I really don’t know why I took so long to finish this – with a very simple pattern (a loopy meander), it took just a couple hours to get the quilting completely finished. I think I spent more time trying to decide what binding to use than it took just to get it all finished. I was helped out by it being a fairly small quilt: just a teeny-tin itty-bitty 30.5 inches square.

Both the best and worst places to see the quilting on this is on those dark blue bits of fabric. I will quilt with white thread over pretty much anything and it pretty much always sinks into the background even when you use it on colour, but it sure does look awful on that deep blue! From a distance you could almost imagine that’s a print on the fabric, rather than free motion quilting!
I spent a lot of time contemplating a more complex straight-line quilting pattern that would emphasize the arrows in the blocks, but decided that after 3 years of inaction, I needed to do the fast thing instead of the intricate thing.

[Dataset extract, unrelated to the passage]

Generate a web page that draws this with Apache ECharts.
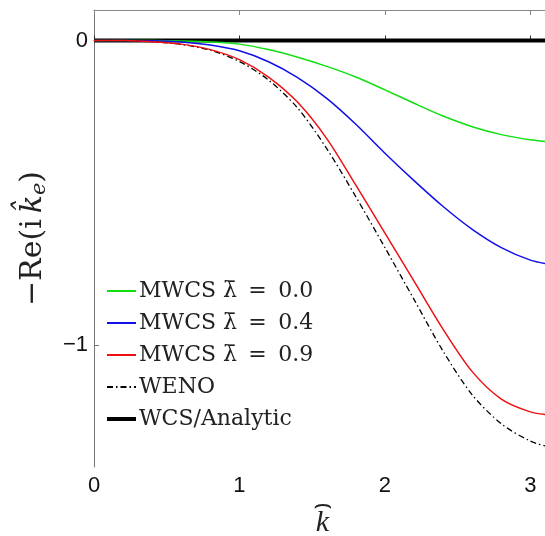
<!DOCTYPE html>
<html>
<head>
<meta charset="utf-8">
<script src="https://cdn.jsdelivr.net/npm/echarts@6/dist/echarts.min.js"></script>
<style>html,body{margin:0;padding:0;background:#fff;}#c{width:545px;height:536px;}</style>
</head>
<body>
<div id="c"></div>
<script>
// Data
const kValues = [0, 0.2, 0.4, 0.6, 0.8, 1.0, 1.2, 1.4, 1.6, 1.8, 2.0, 2.2, 2.4, 2.6, 2.8, 3.0, Math.PI];
const mwcs00 = [0, 0, -0.0005, -0.002, -0.005, -0.012, -0.03, -0.055, -0.085, -0.12, -0.162, -0.206, -0.248, -0.283, -0.309, -0.326, -0.333];
const mwcs04 = [0, 0, -0.001, -0.005, -0.015, -0.034, -0.07, -0.122, -0.19, -0.275, -0.37, -0.46, -0.545, -0.62, -0.68, -0.721, -0.735];
const mwcs09 = [0, -0.0005, -0.004, -0.012, -0.03, -0.063, -0.12, -0.203, -0.322, -0.475, -0.632, -0.79, -0.948, -1.087, -1.177, -1.219, -1.23];
const weno = [0, -0.0005, -0.004, -0.013, -0.032, -0.069, -0.13, -0.222, -0.355, -0.513, -0.68, -0.85, -1.02, -1.163, -1.258, -1.315, -1.336];
const analytic = [0, 0, 0, 0, 0, 0, 0, 0, 0, 0, 0, 0, 0, 0, 0, 0, 0];
const xTicks = [0, 1, 2, 3];
const yTicks = [-1, 0];
const seriesNames = ['MWCS λ\u0304 = 0.0', 'MWCS λ\u0304 = 0.4', 'MWCS λ\u0304 = 0.9', 'WENO', 'WCS/Analytic'];

const pairs = arr => kValues.map((k, i) => [k, arr[i]]);
const serif = '"DejaVu Serif", "Liberation Serif", serif';
const sans = '"Liberation Sans", Arial, sans-serif';

const chart = echarts.init(document.getElementById('c'), null, {renderer: 'canvas'});
const mk = (name, data, color, width, type, z) => ({
  name, type: 'line', data: pairs(data), symbol: 'none', smooth: 0.3, z,
  lineStyle: {color, width, type}, itemStyle: {color}, animation: false
});
chart.setOption({
  animation: false,
  backgroundColor: '#fff',
  grid: {left: 94, top: 10, width: 457, height: 457, containLabel: false, outerBoundsMode: 'none'},
  legend: {
    orient: 'vertical', left: 100, top: 275, itemWidth: 29, itemHeight: 14, itemGap: 10,
    data: seriesNames.map((n, i) => ({name: n, lineStyle: {width: i === 4 ? 4 : 2}})),
    itemStyle: {opacity: 0},
    formatter: n => {
      const m = n.match(/^MWCS λ\u0304 = (.*)$/);
      return m ? '{t|MWCS }{l|λ\u0304}{t| \u2009=\u2009 ' + m[1] + '}' : '{t|' + n + '}';
    },
    textStyle: {color: '#222', padding: [0, 0, 0, -2], rich: {
      t: {fontFamily: serif, fontSize: 22, color: '#222'},
      l: {fontFamily: '"DejaVu Serif", serif', fontSize: 22, color: '#222'}
    }}
  },
  xAxis: [{
    type: 'value', min: 0, max: Math.PI, position: 'bottom',
    name: '{h|\u2322}\n{k|k}', nameLocation: 'middle', nameGap: 33, nameMoveOverlap: false,
    nameTextStyle: {verticalAlign: 'top', rich: {
      h: {fontFamily: '"Liberation Serif", serif', fontSize: 30, lineHeight: 10, color: '#222'},
      k: {fontFamily: '"Liberation Serif", serif', fontStyle: 'italic', fontSize: 30, lineHeight: 26, color: '#222'}
    }},
    axisLine: {show: true, lineStyle: {color: '#333', width: 1}},
    axisTick: {show: true, inside: true, length: 5, customValues: xTicks, lineStyle: {color: '#333'}},
    axisLabel: {customValues: xTicks, fontFamily: sans, fontSize: 22, color: '#111', margin: 8},
    splitLine: {show: false}
  }, {
    type: 'value', min: 0, max: Math.PI, position: 'top',
    axisLine: {show: true, lineStyle: {color: '#888', width: 1}},
    axisTick: {show: true, inside: true, length: 5, customValues: xTicks, lineStyle: {color: '#888'}},
    axisLabel: {show: false},
    splitLine: {show: false}
  }],
  yAxis: [{
    type: 'value', min: -1.4, max: 0.1, position: 'left',
    name: '{a|\u2212Re(i\u2009}{k|k\u0302}{e|e}{a|)}', nameLocation: 'middle', nameGap: 44, nameRotate: 90,
    nameMoveOverlap: false,
    nameTextStyle: {rich: {
      a: {fontFamily: '"DejaVu Serif", serif', fontSize: 30, color: '#222'},
      k: {fontFamily: '"DejaVu Serif", serif', fontStyle: 'italic', fontSize: 30, color: '#222'},
      e: {fontFamily: '"DejaVu Serif", serif', fontStyle: 'italic', fontSize: 21, color: '#222', padding: [13, 0, 0, 0]}
    }},
    axisLine: {show: true, lineStyle: {color: '#777', width: 1}},
    axisTick: {show: true, inside: true, length: 5, customValues: yTicks, lineStyle: {color: '#777'}},
    axisLabel: {customValues: yTicks, fontFamily: sans, fontSize: 22, color: '#111', margin: 6,
      formatter: v => String(v).replace('-', '\u2212')},
    splitLine: {show: false}
  }],
  series: [
    mk(seriesNames[0], mwcs00, '#10e010', 1.5, 'solid', 3),
    mk(seriesNames[1], mwcs04, '#1010e8', 1.5, 'solid', 3),
    mk(seriesNames[2], mwcs09, '#ee1111', 1.5, 'solid', 4),
    mk(seriesNames[3], weno, '#000000', 1.3, [6, 3, 1.5, 3], 3),
    mk(seriesNames[4], analytic, '#000000', 4, 'solid', 2)
  ]
});
</script>
</body>
</html>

Every print in this quilt is a Denyse Schmidt print, front, back, and binding. All of the prints (except the two binding prints) come from Schmidt’s Florence line – I’d bought a 12 print bundle of blues and greens, and all 12 prints made their way into this quilt. The solid fabrics are all Kona cottons and I pulled most of them out of a jelly roll, so I’m not actually sure what colours they are! The dark blue is Nightfall, which is a really beautiful deep colour (and I wish I had yards and yards of it instead of scraps after having used it in a couple quilts). Its hard to tell in most photos, but there are two different light blues and two different greens – since I only had jelly roll strips, I think there wasn’t enough to stretch out each colour over two blocks.

The binding fabrics come from Chicopee and (I think) Shelburne Falls. Schmidt creates magnificent plaids (and I’m sort of having a plaid moment right now!) so there are four different plaids in just this one quilt. Too much?

Obligatory windblown shot!
Anyway, I suppose that’s all there is to say about this little quilt! I really like it and am really pleased to see it finished and ready to find a home with a child in need.
Some quilt stats
Name: PushMe PullMe Florence Quilt
Pattern: Pushme Pulle by Michelle Wilkie
Size: 30.5″ x 30.5″
Fabric: 12 FQs from Denyse Schmidt’s Florence line, plus assorted Kona cottons (featuring Nightfall on the back and in the corners of the front)
Batting: Some weird all cotton no name from Michaels
Thread: White Guttermann (piecing), White Aurifil (quilting)
Backing: Assorted Florence prints, plus Kona Nightfall
Binding: Plaids from Denyse Schmidt’s lines Chicopee and Shelburne Falls.